§ **WRITTEN REQUEST**
Begin with the first line of the material and write out each line exactly, ending with the line that contains "const plotLeft = 364, plotTop". Pictures are not part of the copy.

++++ SOURCE EXCERPT ++++

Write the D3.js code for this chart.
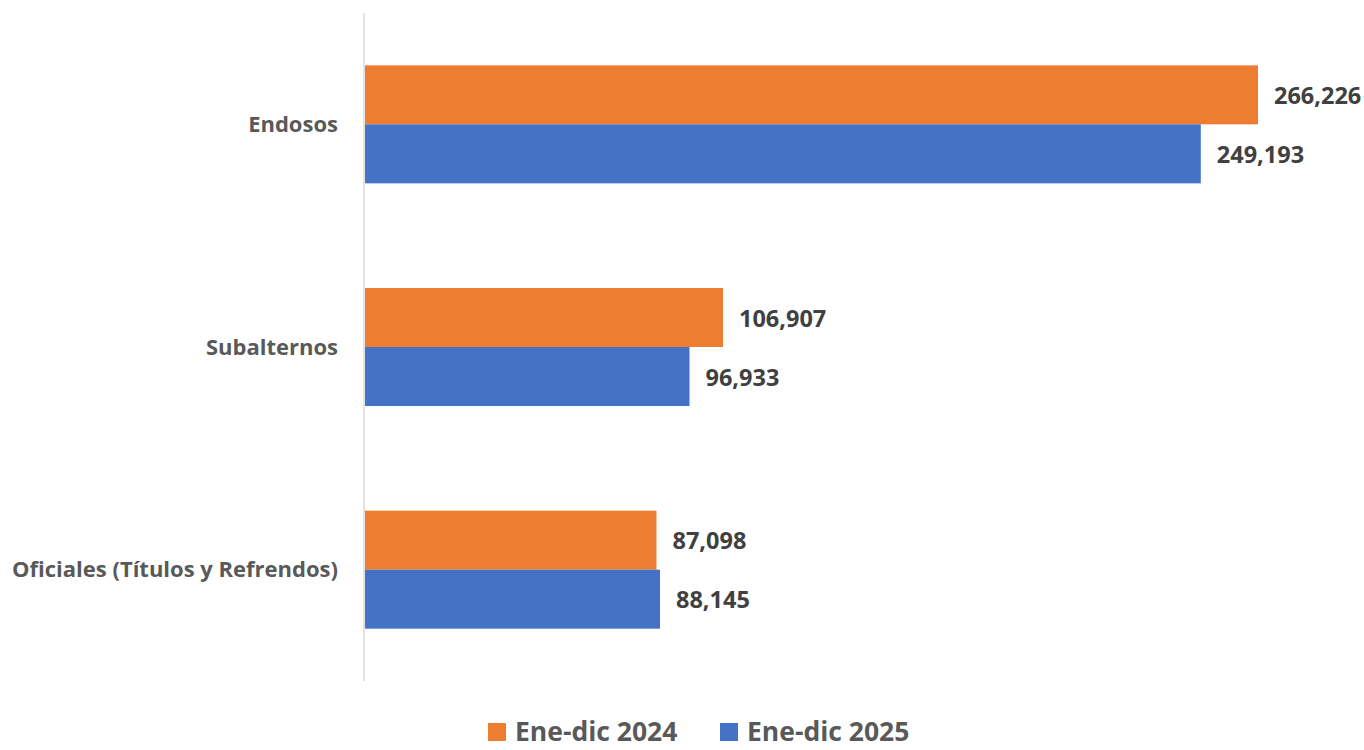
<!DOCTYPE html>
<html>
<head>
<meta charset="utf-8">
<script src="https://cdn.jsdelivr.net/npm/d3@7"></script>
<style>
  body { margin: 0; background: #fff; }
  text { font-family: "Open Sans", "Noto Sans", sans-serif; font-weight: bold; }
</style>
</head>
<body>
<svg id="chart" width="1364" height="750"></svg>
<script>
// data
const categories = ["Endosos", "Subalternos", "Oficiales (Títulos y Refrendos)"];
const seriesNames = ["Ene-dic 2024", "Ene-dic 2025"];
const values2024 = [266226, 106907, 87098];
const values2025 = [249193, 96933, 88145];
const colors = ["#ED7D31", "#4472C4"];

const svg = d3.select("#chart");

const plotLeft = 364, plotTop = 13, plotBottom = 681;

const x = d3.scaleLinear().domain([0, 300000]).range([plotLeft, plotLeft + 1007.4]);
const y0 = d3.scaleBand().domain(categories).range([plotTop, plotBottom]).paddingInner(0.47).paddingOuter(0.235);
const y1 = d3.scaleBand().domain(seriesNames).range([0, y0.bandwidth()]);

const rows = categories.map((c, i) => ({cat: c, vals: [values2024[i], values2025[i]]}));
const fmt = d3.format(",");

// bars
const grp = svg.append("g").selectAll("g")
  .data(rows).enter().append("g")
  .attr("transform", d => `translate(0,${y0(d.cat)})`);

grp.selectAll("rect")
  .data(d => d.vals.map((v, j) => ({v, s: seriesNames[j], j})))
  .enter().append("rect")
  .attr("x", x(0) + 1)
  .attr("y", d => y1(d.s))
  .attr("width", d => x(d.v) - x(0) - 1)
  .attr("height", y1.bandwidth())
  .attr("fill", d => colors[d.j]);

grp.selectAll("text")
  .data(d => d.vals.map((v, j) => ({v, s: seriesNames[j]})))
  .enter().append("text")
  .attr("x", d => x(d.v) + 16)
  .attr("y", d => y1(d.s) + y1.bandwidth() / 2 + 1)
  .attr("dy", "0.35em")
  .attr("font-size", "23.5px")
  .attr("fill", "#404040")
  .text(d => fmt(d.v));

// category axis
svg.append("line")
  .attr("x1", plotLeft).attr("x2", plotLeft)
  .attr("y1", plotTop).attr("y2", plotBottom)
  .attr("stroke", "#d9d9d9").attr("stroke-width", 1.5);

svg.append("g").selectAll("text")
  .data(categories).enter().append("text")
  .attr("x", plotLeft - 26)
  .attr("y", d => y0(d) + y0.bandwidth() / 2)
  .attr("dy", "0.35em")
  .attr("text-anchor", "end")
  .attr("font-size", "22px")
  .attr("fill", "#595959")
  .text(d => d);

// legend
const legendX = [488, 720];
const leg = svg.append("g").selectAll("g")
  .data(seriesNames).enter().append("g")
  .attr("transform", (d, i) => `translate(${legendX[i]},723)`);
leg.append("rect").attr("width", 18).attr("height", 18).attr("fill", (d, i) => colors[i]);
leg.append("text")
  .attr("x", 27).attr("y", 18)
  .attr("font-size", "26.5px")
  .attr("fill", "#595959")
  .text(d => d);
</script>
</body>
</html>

++++

§ **EXERCISE OUTPUT**
Write the D3.js code for this chart.
<!DOCTYPE html>
<html>
<head>
<meta charset="utf-8">
<script src="https://cdn.jsdelivr.net/npm/d3@7"></script>
<style>
  body { margin: 0; background: #fff; }
  text { font-family: "Open Sans", "Noto Sans", sans-serif; font-weight: bold; }
</style>
</head>
<body>
<svg id="chart" width="1364" height="750"></svg>
<script>
// data
const categories = ["Endosos", "Subalternos", "Oficiales (Títulos y Refrendos)"];
const seriesNames = ["Ene-dic 2024", "Ene-dic 2025"];
const values2024 = [266226, 106907, 87098];
const values2025 = [249193, 96933, 88145];
const colors = ["#ED7D31", "#4472C4"];

const svg = d3.select("#chart");

const plotLeft = 364, plotTop = 13, plotBottom = 681;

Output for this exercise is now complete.